Now, you should be able to access the 3 servers (the first one being elected as master since it was started first) at http://localhost:7474/webadmin/#/info/org.neo4j/High%20Availability/, http://localhost:7475/webadmin/#/info/org.neo4j/High%20Availability/ and http://localhost:7476/webadmin/#/info/org.neo4j/High%20Availability/ and check the status of the HA configuration. Alternatively, the REST API is exposing JMX, so you can check the HA JMX bean with e.g.

curl -H "Content-Type:application/json" -d '["org.neo4j:*"]' http://localhost:7474/db/manage/server/jmx/query

And find in the response

"description" : "Information about all instances in this cluster",
    "name" : "InstancesInCluster",
    "value" : [ {
      "description" : "org.neo4j.management.InstanceInfo",
      "value" : [ {
        "description" : "address",
        "name" : "address"
      }, {
        "description" : "instanceId",
        "name" : "instanceId"
      }, {
        "description" : "lastCommittedTransactionId",
        "name" : "lastCommittedTransactionId",
        "value" : 1
      }, {
        "description" : "machineId",
        "name" : "machineId",
        "value" : 1
      }, {
        "description" : "master",
        "name" : "master",
        "value" : true
      } ],
      "type" : "org.neo4j.management.InstanceInfo"
    }

23.4.4. Start Neo4j Embedded in HA mode

If you are using Maven and Neo4j Embedded, simply add the following dependency to your project:

<dependency>
   <groupId>org.neo4j</groupId>
   <artifactId>neo4j-ha</artifactId>
   <version>${neo4j-version}</version>
</dependency>

Where ${neo4j-version} is the Neo4j version used.

If you prefer to download the jar files manually, they are included in the Neo4j distribution.

The difference in code when using Neo4j-HA is the creation of the graph database service.

GraphDatabaseService db = new HighlyAvailableGraphDatabase( path, config );

The configuration can contain the standard configuration parameters (provided as part of the config above or in neo4j.properties but will also have to contain:

#HA instance1
#unique machine id for this graph database
#can not be negative id and must be unique
ha.server_id = 1

#ip and port for this instance to bind to
ha.server = localhost:6001

#connection information to the coordinator cluster client ports
ha.coordinators = localhost:2181,localhost:2182,localhost:2183

enable_remote_shell = port=1331

First we need to create a database that can be used for replication.
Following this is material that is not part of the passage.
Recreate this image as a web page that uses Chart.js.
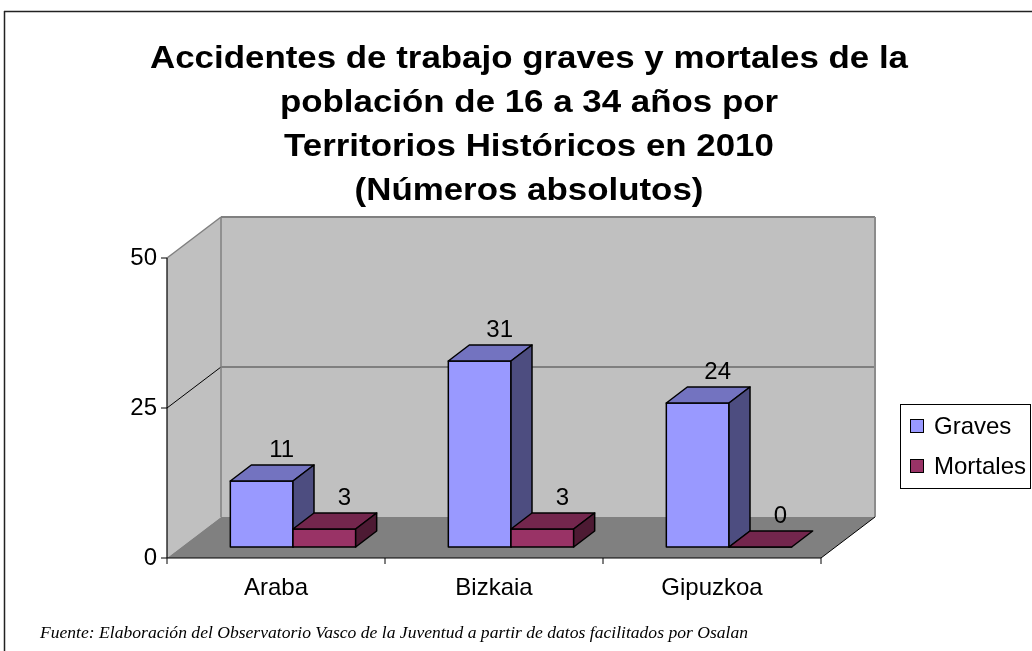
<!DOCTYPE html>
<html>
<head>
<meta charset="utf-8">
<script src="https://cdn.jsdelivr.net/npm/chart.js@4.4.1/dist/chart.umd.min.js"></script>
<style>
  html, body { margin: 0; padding: 0; background: #fff; }
  canvas { display: block; }
</style>
</head>
<body>
<canvas id="chart" width="1032" height="651"></canvas>
<script>
// data
const categories = ['Araba', 'Bizkaia', 'Gipuzkoa'];
const seriesNames = ['Graves', 'Mortales'];
const graves = [11, 31, 24];
const mortales = [3, 3, 0];
const yTicks = [0, 25, 50];

const titleLines = [
  'Accidentes de trabajo graves y mortales de la',
  'población de 16 a 34 años por',
  'Territorios Históricos en 2010',
  '(Números absolutos)'
];
const sourceNote = 'Fuente: Elaboración del Observatorio Vasco de la Juventud a partir de datos facilitados por Osalan';

// colours of the old Excel 3D look: front, top, side
const faceColors = [
  ['#9999FF', '#7373C0', '#4D4D80'],
  ['#993366', '#73264D', '#4D1A33']
];

const WALL_DX = 54, WALL_DY = -41;   // depth of the plot box
const BAR_DX = 17, BAR_DY = -11;     // where the bar front faces sit
const DEPTH_DX = 21, DEPTH_DY = -16; // bar thickness

function poly(ctx, pts, fill, stroke, lw) {
  ctx.beginPath();
  ctx.moveTo(pts[0][0], pts[0][1]);
  for (let i = 1; i < pts.length; i++) ctx.lineTo(pts[i][0], pts[i][1]);
  ctx.closePath();
  if (fill) { ctx.fillStyle = fill; ctx.fill(); }
  if (stroke) { ctx.strokeStyle = stroke; ctx.lineWidth = lw || 1; ctx.stroke(); }
}

function line(ctx, x1, y1, x2, y2, color, lw) {
  ctx.beginPath();
  ctx.moveTo(x1, y1);
  ctx.lineTo(x2, y2);
  ctx.strokeStyle = color;
  ctx.lineWidth = lw || 1;
  ctx.stroke();
}

const excel3d = {
  id: 'excel3d',
  beforeDatasetsDraw(chart) {
    const ctx = chart.ctx;
    const a = chart.chartArea;
    const ys = chart.scales.y;
    const xs = chart.scales.x;
    const L = a.left, R = a.right, T = a.top, B = a.bottom;

    ctx.save();
    // walls and floor
    poly(ctx, [[L, B], [L, T], [L + WALL_DX, T + WALL_DY], [L + WALL_DX, B + WALL_DY]], '#C0C0C0');
    poly(ctx, [[L + WALL_DX, T + WALL_DY], [R + WALL_DX, T + WALL_DY], [R + WALL_DX, B + WALL_DY], [L + WALL_DX, B + WALL_DY]], '#C0C0C0');
    poly(ctx, [[L, B], [R, B], [R + WALL_DX, B + WALL_DY], [L + WALL_DX, B + WALL_DY]], '#808080');

    // gridlines between floor and top
    yTicks.forEach(v => {
      if (v === ys.min || v === ys.max) return;
      const y = ys.getPixelForValue(v);
      line(ctx, L + WALL_DX, y + WALL_DY, R + WALL_DX, y + WALL_DY, '#6A6A6A', 1.5);
      line(ctx, L, y, L + WALL_DX, y + WALL_DY, '#000', 1);
    });

    // wall edges
    line(ctx, L, T, L + WALL_DX, T + WALL_DY, '#808080', 1.5);
    line(ctx, L + WALL_DX, T + WALL_DY, R + WALL_DX, T + WALL_DY, '#808080', 2);
    line(ctx, L + WALL_DX, T + WALL_DY, L + WALL_DX, B + WALL_DY, '#808080', 1.5);
    line(ctx, R + WALL_DX, T + WALL_DY, R + WALL_DX, B + WALL_DY, '#8C8C8C', 2);
    line(ctx, R, B, R + WALL_DX, B + WALL_DY, '#000', 1);

    // front axes
    line(ctx, L, T, L, B, '#000', 1.2);
    line(ctx, L, B, R, B, '#000', 1.2);

    // axis ticks and labels
    ctx.fillStyle = '#000';
    ctx.font = '24px "Liberation Sans", Arial, sans-serif';
    ctx.textAlign = 'right';
    ctx.textBaseline = 'middle';
    yTicks.forEach(v => {
      const y = ys.getPixelForValue(v);
      line(ctx, L - 6, y, L, y, '#000', 1);
      ctx.fillText(String(v), L - 10, y);
    });
    const step = xs.getPixelForValue(1) - xs.getPixelForValue(0);
    for (let i = 0; i <= categories.length; i++) {
      const x = xs.getPixelForValue(0) - step / 2 + i * step;
      line(ctx, x, B, x, B + 6, '#000', 1);
    }
    ctx.textAlign = 'center';
    categories.forEach((c, i) => {
      ctx.fillText(c, xs.getPixelForValue(i), B + 30);
    });

    // 3D bars, category by category so the nearer ones overlap properly
    const metas = chart.data.datasets.map((d, i) => chart.getDatasetMeta(i));
    ctx.lineJoin = 'round';
    for (let i = 0; i < categories.length; i++) {
      metas.forEach((meta, di) => {
        const el = meta.data[i];
        const cols = faceColors[di];
        const l = el.x - el.width / 2 + BAR_DX;
        const r = l + el.width;
        const t = el.y + BAR_DY;
        const b = el.base + BAR_DY;
        poly(ctx, [[l, b], [l, t], [r, t], [r, b]], cols[0], '#000', 1.5);
        poly(ctx, [[l, t], [r, t], [r + DEPTH_DX, t + DEPTH_DY], [l + DEPTH_DX, t + DEPTH_DY]], cols[1], '#000', 1.5);
        if (b - t > 0.5) {
          poly(ctx, [[r, t], [r + DEPTH_DX, t + DEPTH_DY], [r + DEPTH_DX, b + DEPTH_DY], [r, b]], cols[2], '#000', 1.5);
        }
      });
    }

    // value labels
    ctx.font = '24px "Liberation Sans", Arial, sans-serif';
    ctx.textAlign = 'center';
    ctx.textBaseline = 'alphabetic';
    ctx.fillStyle = '#000';
    metas.forEach((meta, di) => {
      const vals = chart.data.datasets[di].data;
      meta.data.forEach((el, i) => {
        const x = el.x + BAR_DX + 20;
        const y = el.y + BAR_DY + DEPTH_DY - 8;
        ctx.fillText(String(vals[i]), x, y);
      });
    });
    ctx.restore();
    return false; // the flat bars are replaced by the 3D ones
  },
  afterDraw(chart) {
    const ctx = chart.ctx;
    ctx.save();

    // outer frame
    line(ctx, 4, 11.5, 1032, 11.5, '#222', 1.5);
    line(ctx, 4.5, 11, 4.5, 651, '#222', 1.5);

    // title
    ctx.fillStyle = '#000';
    ctx.font = 'bold 32px "Liberation Sans", Arial, sans-serif';
    ctx.textAlign = 'center';
    ctx.textBaseline = 'alphabetic';
    titleLines.forEach((t, i) => {
      ctx.save();
      ctx.translate(529, 68 + i * 44);
      ctx.scale(1.09, 1);
      ctx.fillText(t, 0, 0);
      ctx.restore();
    });

    // legend
    ctx.strokeStyle = '#000';
    ctx.lineWidth = 1;
    ctx.strokeRect(900.5, 404.5, 130, 84);
    ctx.font = '24px "Liberation Sans", Arial, sans-serif';
    ctx.textAlign = 'left';
    ctx.textBaseline = 'middle';
    chart.data.datasets.forEach((ds, i) => {
      const cy = 426 + i * 40;
      ctx.fillStyle = ds.backgroundColor;
      ctx.fillRect(910.5, cy - 6.5, 13, 13);
      ctx.strokeRect(910.5, cy - 6.5, 13, 13);
      ctx.fillStyle = '#000';
      ctx.fillText(ds.label, 934, cy + 1);
    });

    // source note
    ctx.font = 'italic 17px "Liberation Serif", "Times New Roman", serif';
    ctx.textBaseline = 'alphabetic';
    const w = ctx.measureText(sourceNote).width;
    ctx.save();
    ctx.translate(40, 638);
    ctx.scale(708 / w, 1);
    ctx.fillText(sourceNote, 0, 0);
    ctx.restore();

    ctx.restore();
  }
};

new Chart(document.getElementById('chart'), {
  type: 'bar',
  data: {
    labels: categories,
    datasets: [
      { label: seriesNames[0], data: graves, backgroundColor: faceColors[0][0] },
      { label: seriesNames[1], data: mortales, backgroundColor: faceColors[1][0] }
    ]
  },
  options: {
    responsive: false,
    animation: false,
    datasets: { bar: { categoryPercentage: 0.575, barPercentage: 1 } },
    layout: { padding: { left: 167, right: 211, top: 258, bottom: 93 } },
    plugins: {
      legend: { display: false },
      title: { display: false },
      tooltip: { enabled: false }
    },
    scales: {
      x: { display: false },
      y: { display: false, min: 0, max: 50 }
    }
  },
  plugins: [excel3d]
});
</script>
</body>
</html>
This is easiest done by just starting a normal embedded graph database, pointing out a path and shutdown.

Map<String,String> config = HighlyAvailableGraphDatabase.loadConfigurations( configFile );
GraphDatabaseService db = new HighlyAvailableGraphDatabase( path, config );

We created a config file with machine id=1 and enabled remote shell. The main method will expect the path to the db as first parameter and the configuration file as the second parameter.

It should now be possible to connect to the instance using Chapter 28, Neo4j Shell:

neo4j_home1$ ./bin/neo4j-shell -port 1331
NOTE: Remote Neo4j graph database service 'shell' at port 1331
Welcome to the Neo4j Shell! Enter 'help' for a list of commands

neo4j-sh (0)$ hainfo
I'm currently master
Connected slaves:

Since it is the first instance to join the cluster it is elected master. Starting another instance would require a second configuration and another path to the db.

#HA instance2
#unique machine id for this graph database
#can not be negative id and must be unique
ha.server_id = 2

#ip and port for this instance to bind to
ha.server = localhost:6001

#connection information to the coordinator cluster client ports
ha.coordinators = localhost:2181,localhost:2182,localhost:2183

enable_remote_shell = port=1332

Now start the shell connecting to port 1332:

neo4j_home1$ ./bin/neo4j-shell -port 1332
NOTE: Remote Neo4j graph database service 'shell' at port 1332
Welcome to the Neo4j Shell! Enter 'help' for a list of commands

neo4j-sh (0)$ hainfo
I'm currently slave